# EXERCISE PROMPT:
Your task is to filter the data below down to the lines holding "this".

** Start SOURCE MATERIAL **

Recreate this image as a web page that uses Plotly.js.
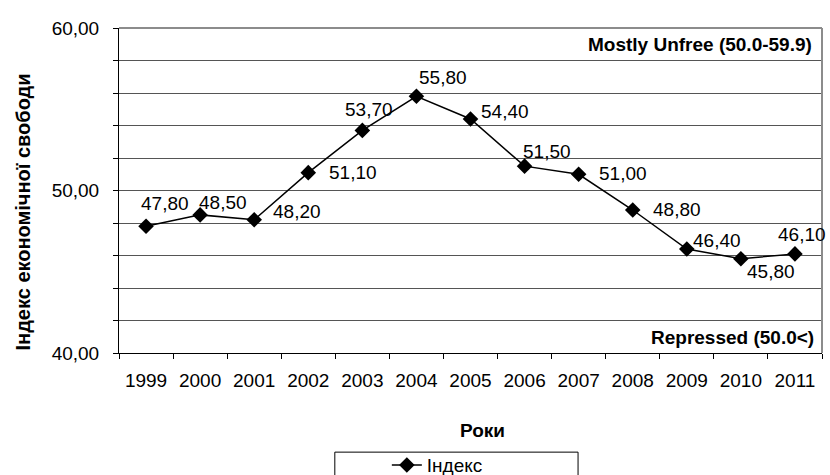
<!DOCTYPE html>
<html>
<head>
<meta charset="utf-8">
<script src="https://cdn.plot.ly/plotly-3.0.1.min.js"></script>
<style>
  html, body { margin: 0; padding: 0; background: #fff; }
  #chart { width: 830px; height: 475px; }
</style>
</head>
<body>
<div id="chart"></div>
<script>
// ---- data ----
const years = ['1999','2000','2001','2002','2003','2004','2005','2006','2007','2008','2009','2010','2011'];
const indexValues = [47.8, 48.5, 48.2, 51.1, 53.7, 55.8, 54.4, 51.5, 51.0, 48.8, 46.4, 45.8, 46.1];
const yTickValues = [40, 50, 60];
const seriesName = 'Індекс';
const yTitle = 'Індекс економічної свободи';
const xTitle = 'Роки';
const zoneTop = 'Mostly Unfree (50.0-59.9)';
const zoneBottom = 'Repressed (50.0<)';

// ---- label placement (style only: pixel offsets of each value label) ----
const labelDx = [19, 23, 43, 45, 7, 27, 34, 22, 44, 44, 30, 30, 7];
const labelDy = [-23, -12, -8, 0, -21, -19, -8, -15, -1, -1, -9, 13, -19];

const FONT = 'Arial, "Liberation Sans", sans-serif';
const fmt = v => v.toFixed(2).replace('.', ',');

const trace = {
  type: 'scatter',
  mode: 'lines+markers',
  x: years,
  y: indexValues,
  name: seriesName,
  line: { color: '#000', width: 1.5 },
  marker: { symbol: 'diamond', size: 12, color: '#000' },
  hoverinfo: 'x+y'
};

const labelAnnotations = years.map((yr, i) => ({
  x: i, y: indexValues[i], xref: 'x', yref: 'y',
  text: fmt(indexValues[i]),
  showarrow: false,
  xanchor: 'center', yanchor: 'middle',
  xshift: labelDx[i], yshift: -labelDy[i],
  font: { family: FONT, size: 19, color: '#000' }
}));

const layout = {
  width: 830, height: 475,
  margin: { l: 119, r: 8, t: 28, b: 122, autoexpand: false },
  paper_bgcolor: '#fff', plot_bgcolor: '#fff',
  font: { family: FONT, size: 18, color: '#000' },
  showlegend: true,
  legend: {
    orientation: 'h',
    x: 0.381, xanchor: 'left',
    y: -0.345, yanchor: 'middle',
    font: { family: FONT, size: 19, color: '#000' },
    bgcolor: 'rgba(0,0,0,0)',
    itemwidth: 30
  },
  xaxis: {
    type: 'category',
    categoryorder: 'array', categoryarray: years,
    range: [-0.5, years.length - 0.5],
    showline: true, linecolor: '#000', linewidth: 1,
    ticks: 'outside', tickson: 'boundaries', ticklen: 5, tickcolor: '#000',
    tickangle: 0,
    ticklabelstandoff: 10,
    showgrid: false, zeroline: false,
    tickfont: { family: FONT, size: 19, color: '#000' },
    fixedrange: true
  },
  yaxis: {
    range: [40, 60],
    tickvals: yTickValues,
    ticktext: yTickValues.map(fmt),
    showline: true, linecolor: '#000', linewidth: 1,
    ticks: 'outside', ticklen: 5, tickcolor: '#000',
    ticklabelstandoff: 10,
    showgrid: true, gridcolor: '#555555', gridwidth: 1,
    zeroline: false,
    minor: { dtick: 2, showgrid: true, gridcolor: '#555555', gridwidth: 1, ticks: 'outside', ticklen: 5, tickcolor: '#000' },
    tickfont: { family: FONT, size: 19, color: '#000' },
    fixedrange: true
  },
  shapes: [
    { type: 'line', xref: 'paper', yref: 'paper', x0: 0, x1: 1, y0: 1, y1: 1, line: { color: '#8c8c8c', width: 2 } },
    { type: 'line', xref: 'paper', yref: 'paper', x0: 1, x1: 1, y0: 0, y1: 1, line: { color: '#8c8c8c', width: 2 } },
    { type: 'rect', xref: 'paper', yref: 'paper', x0: 0.307, x1: 0.653, y0: -0.305, y1: -0.42, line: { color: '#000', width: 1 }, fillcolor: 'rgba(0,0,0,0)' }
  ],
  annotations: labelAnnotations.concat([
    { xref: 'paper', yref: 'paper', x: 1, y: 1, xanchor: 'right', yanchor: 'middle', xshift: -8, yshift: -16,
      text: '<b>' + zoneTop + '</b>', showarrow: false, font: { family: FONT, size: 19, color: '#000' } },
    { xref: 'paper', yref: 'paper', x: 1, y: 0, xanchor: 'right', yanchor: 'middle', xshift: -6, yshift: 16,
      text: '<b>' + zoneBottom + '</b>', showarrow: false, font: { family: FONT, size: 19, color: '#000' } },
    { xref: 'paper', yref: 'paper', x: 0, y: 0.5, xanchor: 'center', yanchor: 'middle', xshift: -97, yshift: -22,
      textangle: -90, text: '<b>' + yTitle + '</b>', showarrow: false, font: { family: FONT, size: 20, color: '#000' } },
    { xref: 'paper', yref: 'paper', x: 0.5, y: 0, xanchor: 'center', yanchor: 'middle', xshift: 12, yshift: -77,
      text: '<b>' + xTitle + '</b>', showarrow: false, font: { family: FONT, size: 19, color: '#000' } }
  ])
};

Plotly.newPlot('chart', [trace], layout, { displayModeBar: false, staticPlot: true });
</script>
</body>
</html>
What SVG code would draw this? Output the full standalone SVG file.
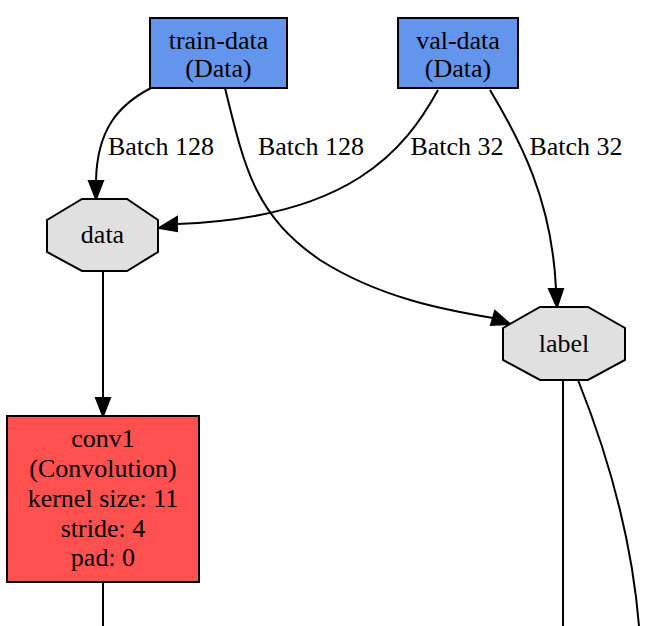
<svg xmlns="http://www.w3.org/2000/svg" width="658" height="626" viewBox="0 0 658 626">
<defs>
<style>
text{font-family:"Liberation Serif","Times New Roman",serif;font-size:26px;fill:#000;text-anchor:middle}
.box{stroke:#000;stroke-width:2}
.data{fill:#6495ED}
.blob{fill:#E0E0E0}
.conv{fill:#FF5050}
.edge{fill:none;stroke:#000;stroke-width:2}
.head{fill:#000;stroke:#000;stroke-width:2}
</style>
</defs>
<rect width="658" height="626" fill="#fff"/>
<g id="connectors">
<path class="edge" d="M151,88 C118,105 97,130 96,181"/>
<polygon class="head" points="89,181 103,181 96,199"/>
<text x="161" y="155">Batch 128</text>
<path class="edge" d="M225,88 C245,170 255,215 320,260 C380,298 445,310 493,318"/>
<polygon class="head" points="495,311 491,325 510,324"/>
<text x="311" y="155">Batch 128</text>
<path class="edge" d="M438,90 C405,150 350,218 177,224"/>
<polygon class="head" points="177,217 177,231 159,228"/>
<text x="457" y="155">Batch 32</text>
<path class="edge" d="M490,90 C520,140 552,200 556,289"/>
<polygon class="head" points="549,289 563,289 557,307"/>
<text x="576" y="155">Batch 32</text>
<path class="edge" d="M103,271 L103,398"/>
<polygon class="head" points="96,398 110,398 103,416"/>
<path class="edge" d="M103,582 L103,626"/>
<path class="edge" d="M563,380 L563,626"/>
<path class="edge" d="M578,380 C610,460 632,540 639,626"/>
</g>
<g id="train-data">
<rect class="box data" x="150" y="18" width="137" height="70"/>
<text x="218.5" y="49">train-data</text>
<text x="218.5" y="77">(Data)</text>
</g>
<g id="val-data">
<rect class="box data" x="398" y="18" width="120" height="70"/>
<text x="458" y="49">val-data</text>
<text x="458" y="77">(Data)</text>
</g>
<g id="data">
<polygon class="box blob" points="82,199 127,199 158,220 158,252 127,271 82,271 47,252 47,220"/>
<text x="102.5" y="243">data</text>
</g>
<g id="label">
<polygon class="box blob" points="540,307 588,307 625,328 625,360 588,380 540,380 503,360 503,328"/>
<text x="564" y="352">label</text>
</g>
<g id="conv1">
<rect class="box conv" x="7" y="416" width="192" height="166"/>
<text x="103" y="447">conv1</text>
<text x="103" y="477">(Convolution)</text>
<text x="103" y="507">kernel size: 11</text>
<text x="103" y="537">stride: 4</text>
<text x="103" y="566">pad: 0</text>
</g>
</svg>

** End SOURCE MATERIAL **

# SOLUTION TO THE PROBLEM:
Recreate this image as a web page that uses Plotly.js.
What SVG code would draw this? Output the full standalone SVG file.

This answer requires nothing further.